Closed JuanFMontesinos closed 4 years ago
Hi @JuanFMontesinos , thanks for raising this!
Are you using the video_reader
backend or are you using pyav
backend for this. If it's not that much of a bother, could you try using the former?
From what I see, it seems like libav's probing is for one reason or another missing the timestamp of these frames - it sees 3537 frames so it returns only that.

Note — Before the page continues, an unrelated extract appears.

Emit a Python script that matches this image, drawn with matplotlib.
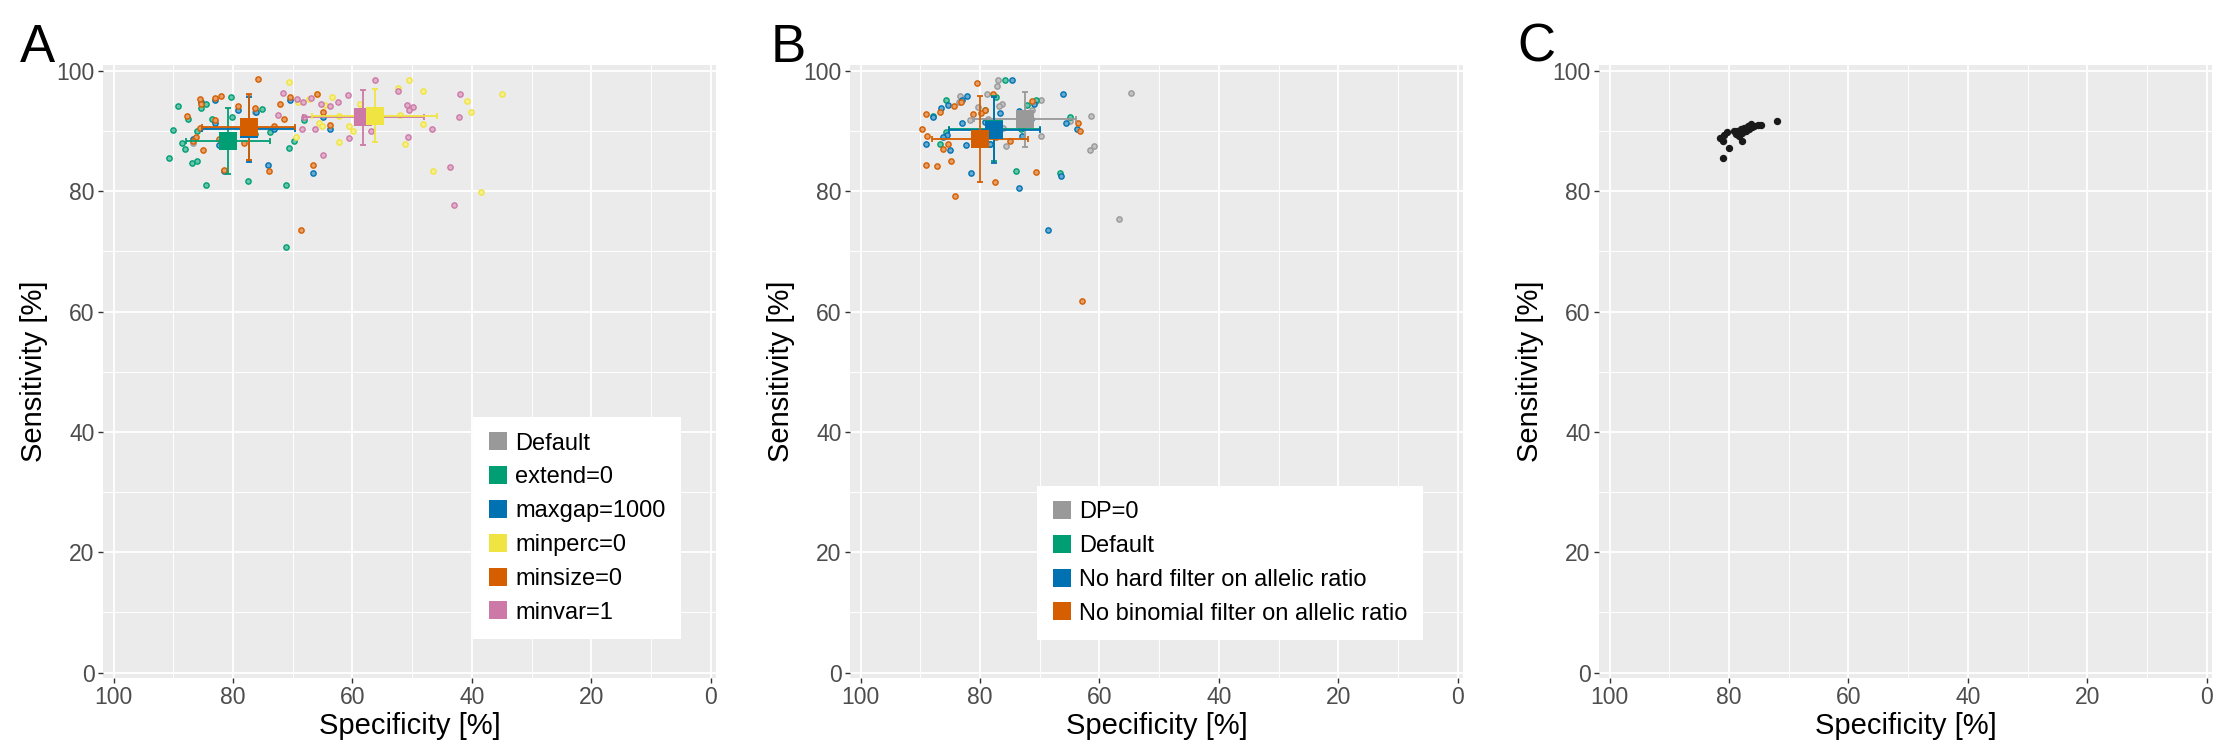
import matplotlib.pyplot as plt
from matplotlib.lines import Line2D
from matplotlib.colors import to_rgb

plt.rcParams["font.family"] = ["Liberation Sans", "DejaVu Sans"]

# ---- colours (Okabe-Ito style) ----
GREY = "#999999"
GREEN = "#009E73"
BLUE = "#0072B2"
YELLOW = "#F0E442"
ORANGE = "#D55E00"
PINK = "#CC79A7"

# ---- panel A: individual samples (specificity, sensitivity) ----
A_DEFAULT_SPEC = [86.8, 76.4]
A_DEFAULT_SENS = [88.0, 93.2]

A_EXTEND_SPEC = [89.3, 90.1, 90.7, 87.5, 88.1, 88.6, 86.9, 86.0, 86.0, 84.5, 85.4, 84.5, 83.6,
                 80.3, 80.2, 77.5, 77.4, 76.3, 75.1, 73.9, 71.2, 70.7, 69.8, 71.1, 68.2]
A_EXTEND_SENS = [94.2, 90.2, 85.6, 92.0, 87.1, 88.0, 84.7, 85.0, 90.0, 94.5, 93.9, 81.0, 92.1,
                 95.7, 92.3, 81.7, 90.5, 89.5, 93.7, 89.9, 81.0, 87.2, 88.4, 70.7, 91.8]

A_MAXGAP_SPEC = [83.1, 79.1, 76.2, 83.1, 86.8, 82.4, 81.5, 74.1, 66.6, 73.1, 70.5, 64.9, 63.8, 85.4]
A_MAXGAP_SENS = [95.2, 93.5, 93.2, 91.4, 88.7, 87.7, 83.3, 84.3, 83.0, 90.4, 95.1, 92.3, 90.4, 94.9]

A_MINPERC_SPEC = [70.6, 66.0, 63.5, 69.2, 67.3, 64.6, 58.8, 65.6, 65.1, 59.9, 60.6, 62.2, 62.2,
                  69.5, 58.0, 52.4, 50.6, 48.2, 52.0, 48.2, 51.2, 40.8, 40.2, 35.0, 46.5, 38.5]
A_MINPERC_SENS = [98.2, 96.2, 95.7, 94.9, 95.4, 94.4, 94.5, 91.4, 90.8, 90.0, 90.9, 92.6, 88.2,
                  89.0, 93.4, 97.1, 98.5, 96.7, 92.7, 91.2, 87.9, 95.0, 93.2, 96.2, 83.4, 79.9]

A_MINSIZE_SPEC = [75.8, 82.1, 83.1, 85.6, 85.4, 87.8, 83.1, 85.6, 86.3, 86.8, 85.0, 82.4, 81.5,
                  79.1, 76.3, 78.2, 73.1, 72.1, 71.5, 70.5, 66.0, 64.9, 63.8, 66.6, 74.0, 68.6]
A_MINSIZE_SENS = [98.6, 95.9, 95.5, 95.3, 94.5, 92.6, 91.8, 90.6, 89.1, 88.4, 86.9, 88.7, 83.6,
                  94.2, 93.8, 88.0, 90.9, 94.5, 92.0, 95.6, 96.2, 93.2, 91.1, 84.3, 83.4, 73.5]

A_MINVAR_SPEC = [71.6, 68.3, 69.3, 66.9, 68.4, 66.2, 72.5, 65.3, 63.7, 62.4, 60.8, 64.9, 60.6,
                 56.9, 56.2, 52.3, 50.8, 49.8, 50.5, 50.7, 46.6, 42.0, 42.2, 43.6, 43.0, 68.2]
A_MINVAR_SENS = [96.3, 94.9, 95.3, 95.5, 90.3, 90.3, 92.7, 94.5, 94.2, 94.8, 96.0, 86.1, 88.9,
                 90.0, 98.5, 96.6, 94.4, 94.0, 93.6, 89.0, 90.4, 96.2, 92.3, 84.0, 77.7, 92.4]

# panel A: group means and spread
A_GROUPS = ["Default", "extend=0", "maxgap=1000", "minperc=0", "minsize=0", "minvar=1"]
A_COLORS = [GREY, GREEN, BLUE, YELLOW, ORANGE, PINK]
A_MEAN_SPEC = [77.4, 80.9, 77.4, 56.3, 77.4, 58.2]
A_SD_SPEC = [7.8, 7.05, 7.8, 10.5, 7.8, 10.1]
A_MEAN_SENS = [90.6, 88.3, 90.3, 92.6, 90.7, 92.3]
A_SD_SENS = [5.4, 5.5, 5.4, 4.4, 5.45, 4.55]

# ---- panel B ----
B_DP0_SPEC = [77.0, 77.2, 78.8, 76.4, 76.9, 80.4, 83.3, 83.5, 81.7, 78.6, 77.8, 76.1, 79.6,
              75.7, 69.8, 70.7, 69.8, 65.0, 61.5, 61.6, 60.9, 54.7, 56.7, 71.3]
B_DP0_SENS = [98.5, 97.5, 96.2, 94.6, 94.2, 94.1, 95.8, 94.9, 91.9, 92.1, 91.1, 90.5, 88.8,
              87.6, 95.1, 95.0, 89.2, 91.7, 92.6, 86.9, 87.6, 96.3, 75.4, 93.5]

B_DEFAULT_SPEC = [75.9, 85.7, 87.9, 85.7, 86.8, 79.2, 77.4, 72.1, 70.7, 73.2, 64.9, 74.0, 66.6, 78.3]
B_DEFAULT_SENS = [98.5, 95.2, 92.6, 89.9, 87.9, 93.5, 95.7, 94.4, 95.1, 90.4, 92.3, 83.3, 83.0, 87.9]

B_HARD_SPEC = [74.7, 82.2, 83.1, 85.4, 86.5, 87.9, 83.1, 85.6, 86.3, 89.1, 85.1, 82.3, 79.2,
               76.6, 78.3, 81.6, 73.5, 71.5, 73.0, 70.9, 66.1, 65.6, 63.8, 66.5, 73.5, 68.6]
B_HARD_SENS = [98.5, 95.8, 95.2, 94.3, 93.9, 92.3, 91.3, 89.4, 89.0, 87.9, 86.8, 87.7, 91.6,
               93.1, 87.9, 83.1, 93.3, 92.0, 89.2, 94.6, 96.2, 91.4, 90.3, 82.6, 80.6, 73.5]

B_BINOM_SPEC = [80.6, 83.2, 84.4, 86.7, 89.1, 89.8, 88.9, 86.3, 85.3, 89.0, 87.3, 84.9, 81.2,
                79.9, 79.2, 77.8, 77.4, 75.0, 71.3, 70.6, 77.5, 84.2, 63.6, 63.3, 63.0]
B_BINOM_SENS = [98.0, 94.8, 94.2, 93.2, 92.8, 90.4, 89.2, 87.1, 87.8, 84.4, 84.2, 85.0, 92.9,
                93.1, 93.5, 96.2, 89.0, 88.3, 95.0, 83.2, 81.5, 79.2, 91.3, 90.1, 61.8]

B_GROUPS = ["DP=0", "Default", "No hard filter on allelic ratio", "No binomial filter on allelic ratio"]
B_COLORS = [GREY, GREEN, BLUE, ORANGE]
B_MEAN_SPEC = [72.5, 77.6, 77.6, 80.0]
B_SD_SPEC = [8.6, 7.65, 7.65, 8.0]
B_MEAN_SENS = [92.0, 90.4, 90.2, 88.7]
B_SD_SENS = [4.55, 5.4, 5.55, 7.2]

# ---- panel C ----
C_SPEC = [71.9, 74.7, 76.4, 76.9, 77.5, 78.0, 78.6, 78.9, 78.3, 77.8, 77.2, 76.6, 75.8, 77.8,
          78.3, 80.3, 80.8, 81.5, 81.0, 80.0, 81.1, 79.2, 76.1, 75.2]
C_SENS = [91.7, 91.0, 91.2, 90.8, 90.6, 90.3, 90.0, 89.6, 89.4, 89.7, 90.1, 90.4, 90.9, 88.4,
          89.2, 89.9, 89.4, 88.8, 88.3, 87.2, 85.6, 90.0, 90.7, 91.1]

W, H = 2219, 746
fig = plt.figure(figsize=(W / 100, H / 100), dpi=100)


def lighter(c, f=0.4):
    r, g, b = to_rgb(c)
    return (r + (1 - r) * f, g + (1 - g) * f, b + (1 - b) * f)


def make_axes(left_px, letter, letter_x):
    ax = fig.add_axes([left_px / W, (H - 678) / H, 613 / W, 613 / H])
    ax.set_facecolor("#EBEBEB")
    ax.set_xlim(101.8, -0.9)
    ax.set_ylim(-0.9, 101.0)
    ax.set_xticks(range(0, 101, 20))
    ax.set_yticks(range(0, 101, 20))
    ax.set_xticks(range(10, 100, 20), minor=True)
    ax.set_yticks(range(10, 100, 20), minor=True)
    ax.grid(which="major", color="white", linewidth=1.3)
    ax.grid(which="minor", color="white", linewidth=0.7)
    ax.set_axisbelow(True)
    for s in ax.spines.values():
        s.set_visible(False)
    ax.tick_params(which="major", length=3.6, width=1.0, color="#333333",
                   labelsize=16.5, labelcolor="#4D4D4D", pad=2.5)
    ax.tick_params(which="minor", length=0)
    ax.set_xlabel("Specificity [%]", fontsize=21, labelpad=2)
    ax.set_ylabel("Sensitivity [%]", fontsize=21, labelpad=6)
    fig.text(letter_x / W, 1 - 62 / H, letter, fontsize=38, ha="left", va="baseline")
    return ax


def points(ax, xs, ys, color):
    ax.plot(xs, ys, "o", ls="none", markersize=3.8, markeredgewidth=1.0,
            markeredgecolor=color, markerfacecolor=lighter(color), zorder=3)


def means(ax, order, mx, sx, my, sy, colors):
    for i in order:
        ax.errorbar(mx[i], my[i], xerr=sx[i], yerr=sy[i], fmt="none", ecolor=colors[i],
                    elinewidth=1.3, capsize=2.3, capthick=1.3, zorder=4)
        ax.plot(mx[i], my[i], "s", markersize=13.5, color=colors[i], markeredgewidth=0, zorder=5)


def legend(ax, groups, colors, anchor):
    handles = [Line2D([], [], marker="s", ls="none", markersize=13.5, color=c,
                      markeredgewidth=0) for c in colors]
    leg = ax.legend(handles, groups, loc="lower right", bbox_to_anchor=anchor,
                    borderaxespad=0, frameon=True, fancybox=False, fontsize=17,
                    handlelength=0.8, handletextpad=0.35, labelspacing=0.5,
                    borderpad=0.65)
    leg.get_frame().set_facecolor("white")
    leg.get_frame().set_edgecolor("none")
    leg.get_frame().set_alpha(1)
    leg.set_zorder(10)


# Panel A
axA = make_axes(103, "A", 20)
points(axA, A_DEFAULT_SPEC, A_DEFAULT_SENS, GREY)
points(axA, A_EXTEND_SPEC, A_EXTEND_SENS, GREEN)
points(axA, A_MAXGAP_SPEC, A_MAXGAP_SENS, BLUE)
points(axA, A_MINPERC_SPEC, A_MINPERC_SENS, YELLOW)
points(axA, A_MINSIZE_SPEC, A_MINSIZE_SENS, ORANGE)
points(axA, A_MINVAR_SPEC, A_MINVAR_SENS, PINK)
means(axA, [0, 1, 2, 5, 3, 4], A_MEAN_SPEC, A_SD_SPEC, A_MEAN_SENS, A_SD_SENS, A_COLORS)
legend(axA, A_GROUPS, A_COLORS, ((681 - 103) / 613, (678 - 639) / 613))

# Panel B
axB = make_axes(850, "B", 771)
points(axB, B_DP0_SPEC, B_DP0_SENS, GREY)
points(axB, B_DEFAULT_SPEC, B_DEFAULT_SENS, GREEN)
points(axB, B_HARD_SPEC, B_HARD_SENS, BLUE)
points(axB, B_BINOM_SPEC, B_BINOM_SENS, ORANGE)
means(axB, [0, 1, 2, 3], B_MEAN_SPEC, B_SD_SPEC, B_MEAN_SENS, B_SD_SENS, B_COLORS)
legend(axB, B_GROUPS, B_COLORS, ((1423 - 850) / 613, (678 - 640) / 613))

# Panel C
axC = make_axes(1599, "C", 1517)
axC.plot(C_SPEC, C_SENS, "o", ls="none", markersize=4.3, color="#1A1A1A", zorder=3)

fig.savefig("out.png", dpi=100)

Both pyav
and CV2
use libav's probing for optimization purposes so that might be the root of the issue, and I believe we have some fixes in place with the video_reader
backend.
Hi, BTW I liked you paper Cooperative Learning of Audio and Video Models from Self-Supervised Synchronization.
Soo bit hands on, according to this post of fmassa https://github.com/pytorch/vision/issues/2216 video_reader backend requires compiling from source Here there is more info about video_reader https://github.com/pytorch/vision/releases/tag/v0.4.2
x86_64-linux-gnu-gcc -pthread -DNDEBUG -g -fwrapv -O2 -Wall -g -fstack-protector-strong -Wformat -Werror=format-security -Wdate-time -D_FORTIFY_SOURCE=2 -fPIC -DWITH_CUDA -I/home/jfm/vision/torchvision/csrc -I/home/jfm/.local/lib/python3.6/site-packages/torch/include -I/home/jfm/.local/lib/python3.6/site-packages/torch/include/torch/csrc/api/include -I/home/jfm/.local/lib/python3.6/site-packages/torch/include/TH -I/home/jfm/.local/lib/python3.6/site-packages/torch/include/THC -I/usr/local/cuda/include -I/usr/include/python3.6m -c /home/jfm/vision/torchvision/csrc/vision.cpp -o build/temp.linux-x86_64-3.6/home/jfm/vision/torchvision/csrc/vision.o -DTORCH_API_INCLUDE_EXTENSION_H -DTORCH_EXTENSION_NAME=_C -D_GLIBCXX_USE_CXX11_ABI=0 -std=c++11
In file included from /home/jfm/vision/torchvision/csrc/vision.cpp:14:0:
/home/jfm/vision/torchvision/csrc/ROIAlign.h: In function ‘at::Tensor roi_align(const at::Tensor&, const at::Tensor&, double, int64_t, int64_t, int64_t, bool)’:
/home/jfm/vision/torchvision/csrc/ROIAlign.h:28:25: error: ‘class c10::Dispatcher’ has no member named ‘findSchemaOrThrow’; did you mean ‘findSchema’?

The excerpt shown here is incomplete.